Canadian philosopher (born 1955)

Jean Grondin (born August 27, 1955) is a Canadian philosopher and professor, born in Cap-de-la-Madeleine. He is a specialist in the thought of Immanuel Kant, Hans-Georg Gadamer, and Martin Heidegger. His research focuses on hermeneutics, phenomenology, German classical philosophy, and the history of metaphysics.

== Education and career ==

After completing his philosophical studies at the Université de Montréal, he wrote a thesis on the concept of truth in hermeneutics in 1982 at the University of Tübingen, where he also studied classical philology and theology. He taught at Université Laval, in Quebec City from 1982 to 1990 and at the University of Ottawa in the academic year 1990-1991.

Grondin has taught at the Université de Montréal since 1991. In addition to his authored volumes, translated into more than twelve languages, he is also the author of many articles in various philosophical journals. His two volumes on Kant continue to be authoritative and his major contributions on the universality of hermeneutics and phenomenology place Grondin in a Platonic philosophical tradition that goes back to Augustine and passes through Kant, Edmund Husserl, Heidegger, and Gadamer. He can be seen as the principal advocate for the work of Gadamer and Paul Ricoeur and is prominent in contemporary hermeneutics.
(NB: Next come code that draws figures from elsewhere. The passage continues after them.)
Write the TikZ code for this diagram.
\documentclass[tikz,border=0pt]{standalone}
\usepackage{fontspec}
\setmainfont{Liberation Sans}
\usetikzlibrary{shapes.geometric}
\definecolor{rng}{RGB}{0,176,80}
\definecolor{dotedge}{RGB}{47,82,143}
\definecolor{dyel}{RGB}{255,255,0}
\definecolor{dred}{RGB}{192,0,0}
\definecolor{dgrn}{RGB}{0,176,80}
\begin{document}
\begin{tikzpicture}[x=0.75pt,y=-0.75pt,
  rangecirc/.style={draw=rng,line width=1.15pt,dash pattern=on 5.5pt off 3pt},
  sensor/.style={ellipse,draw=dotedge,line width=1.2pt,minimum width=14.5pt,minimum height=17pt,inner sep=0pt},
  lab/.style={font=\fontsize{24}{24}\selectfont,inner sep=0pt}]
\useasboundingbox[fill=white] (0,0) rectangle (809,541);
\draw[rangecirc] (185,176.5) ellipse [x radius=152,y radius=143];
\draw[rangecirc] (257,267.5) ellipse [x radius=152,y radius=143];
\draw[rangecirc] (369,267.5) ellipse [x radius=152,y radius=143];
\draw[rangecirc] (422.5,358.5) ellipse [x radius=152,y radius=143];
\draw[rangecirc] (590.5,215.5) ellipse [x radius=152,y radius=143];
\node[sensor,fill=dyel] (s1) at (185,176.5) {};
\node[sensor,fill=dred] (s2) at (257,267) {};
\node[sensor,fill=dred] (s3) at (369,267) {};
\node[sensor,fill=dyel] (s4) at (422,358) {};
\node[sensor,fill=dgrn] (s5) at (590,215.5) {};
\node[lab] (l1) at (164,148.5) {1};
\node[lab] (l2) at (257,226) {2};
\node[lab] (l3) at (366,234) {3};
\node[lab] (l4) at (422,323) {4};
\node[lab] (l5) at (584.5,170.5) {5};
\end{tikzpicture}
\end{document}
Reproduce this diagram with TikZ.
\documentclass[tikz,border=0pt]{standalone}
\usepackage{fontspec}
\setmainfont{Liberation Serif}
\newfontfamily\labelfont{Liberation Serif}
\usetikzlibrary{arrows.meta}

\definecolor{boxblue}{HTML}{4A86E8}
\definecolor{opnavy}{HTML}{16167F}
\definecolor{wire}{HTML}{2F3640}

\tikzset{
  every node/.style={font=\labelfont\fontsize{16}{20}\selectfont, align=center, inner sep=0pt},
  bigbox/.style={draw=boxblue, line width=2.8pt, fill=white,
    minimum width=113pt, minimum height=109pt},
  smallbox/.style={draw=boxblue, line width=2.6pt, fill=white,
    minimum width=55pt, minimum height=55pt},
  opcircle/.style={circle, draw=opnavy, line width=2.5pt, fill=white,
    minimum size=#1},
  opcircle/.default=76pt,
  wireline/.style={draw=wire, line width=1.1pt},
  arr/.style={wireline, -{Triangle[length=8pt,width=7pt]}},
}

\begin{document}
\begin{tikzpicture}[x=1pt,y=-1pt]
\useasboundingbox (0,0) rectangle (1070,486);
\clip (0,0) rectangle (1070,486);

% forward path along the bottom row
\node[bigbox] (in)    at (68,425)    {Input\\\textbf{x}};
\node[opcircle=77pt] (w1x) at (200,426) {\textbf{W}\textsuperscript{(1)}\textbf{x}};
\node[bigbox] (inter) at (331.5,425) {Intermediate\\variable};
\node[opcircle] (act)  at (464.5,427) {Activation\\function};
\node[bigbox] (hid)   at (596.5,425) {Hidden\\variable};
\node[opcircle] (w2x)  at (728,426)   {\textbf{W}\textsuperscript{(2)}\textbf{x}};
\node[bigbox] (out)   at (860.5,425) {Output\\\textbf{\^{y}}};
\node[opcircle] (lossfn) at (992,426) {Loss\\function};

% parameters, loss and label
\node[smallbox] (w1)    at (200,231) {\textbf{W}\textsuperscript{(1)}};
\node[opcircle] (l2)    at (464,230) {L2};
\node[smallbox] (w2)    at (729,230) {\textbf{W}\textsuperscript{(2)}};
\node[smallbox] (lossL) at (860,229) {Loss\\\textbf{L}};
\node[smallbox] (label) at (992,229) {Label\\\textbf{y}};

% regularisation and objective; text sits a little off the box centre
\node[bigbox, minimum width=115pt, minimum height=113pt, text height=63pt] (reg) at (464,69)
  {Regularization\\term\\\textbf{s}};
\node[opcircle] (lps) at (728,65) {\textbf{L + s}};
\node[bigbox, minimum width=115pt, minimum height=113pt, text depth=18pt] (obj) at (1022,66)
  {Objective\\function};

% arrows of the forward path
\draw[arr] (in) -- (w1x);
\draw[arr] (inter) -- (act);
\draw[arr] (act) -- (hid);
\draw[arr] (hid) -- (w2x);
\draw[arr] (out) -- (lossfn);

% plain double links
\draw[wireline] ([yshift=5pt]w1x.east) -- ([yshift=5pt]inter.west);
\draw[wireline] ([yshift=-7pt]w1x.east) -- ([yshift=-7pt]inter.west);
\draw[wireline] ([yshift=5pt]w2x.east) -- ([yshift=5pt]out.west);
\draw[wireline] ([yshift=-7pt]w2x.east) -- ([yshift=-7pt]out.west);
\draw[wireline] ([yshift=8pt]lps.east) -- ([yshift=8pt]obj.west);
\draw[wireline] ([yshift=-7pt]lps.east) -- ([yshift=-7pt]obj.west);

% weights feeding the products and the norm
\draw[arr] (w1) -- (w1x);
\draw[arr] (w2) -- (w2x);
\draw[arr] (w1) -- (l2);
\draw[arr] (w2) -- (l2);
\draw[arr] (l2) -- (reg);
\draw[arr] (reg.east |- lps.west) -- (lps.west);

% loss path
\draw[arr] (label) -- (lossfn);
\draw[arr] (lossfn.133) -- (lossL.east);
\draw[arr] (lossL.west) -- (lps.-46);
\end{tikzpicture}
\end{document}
He was appointed an officer of the Order of Canada on December 30, 2012. In 2014 Jean Grondin was awarded the Molson Prize.

== Influences and work ==

The influence of Gadamer and his Truth and Method (Wahrheit und Methode; 1960) is apparent in much of Grondin's work. Grondin has also written the first intellectual biography of Gadamer, Hans-Georg Gadamer: A Biography. This book was eagerly awaited in Germany, in part due to the confirmed Nazism of Gadamer's teacher and friend, Martin Heidegger, and the question of Gadamer's own sympathies during World War II.

Grondin's most well-known work is Introduction to Philosophical Hermeneutics (1993), which has been translated into twelve languages. Grondin here defends the concept of a hermeneutics founded on the universality of interior language: behind discourse itself, understanding is held to be an interior sense that exceeds the limited terms of exterior language. This concept is further developed in his essay, "On the Meaning of Life"' (2003), wherein Grondin argues for an immanent meaning of life based on this internalized discourse.

Grondin has also worked extensively on German idealism, the hermeneutics of Wilhelm Dilthey and Ricoeur, the theory of interpretation put forward by Emilio Betti, the deconstruction of Jacques Derrida, and the new phenomenology of Jean-Luc Marion. Grondin has, in addition to this original work, produced translations of many of Gadamer's writings.

== Bibliography ==

The following is a list of Grondin's well-known works in French and English.

- Kant et le problème de la philosophie: l’a priori (J. Vrin, 1989).
- L'universalité de l’herméneutique (PUF, 1993).
- Hans-Georg Gadamer: A Biography (Yale University Press, 2003).
- Du sens de la vie (Bellarmin, 2003).
- Introduction à la métaphysique (PUM, 2004).
- (tr: Lukas Soderstrom) Introduction to Metaphysics: From Parmenides to Levinas (Columbia University Press, 2012).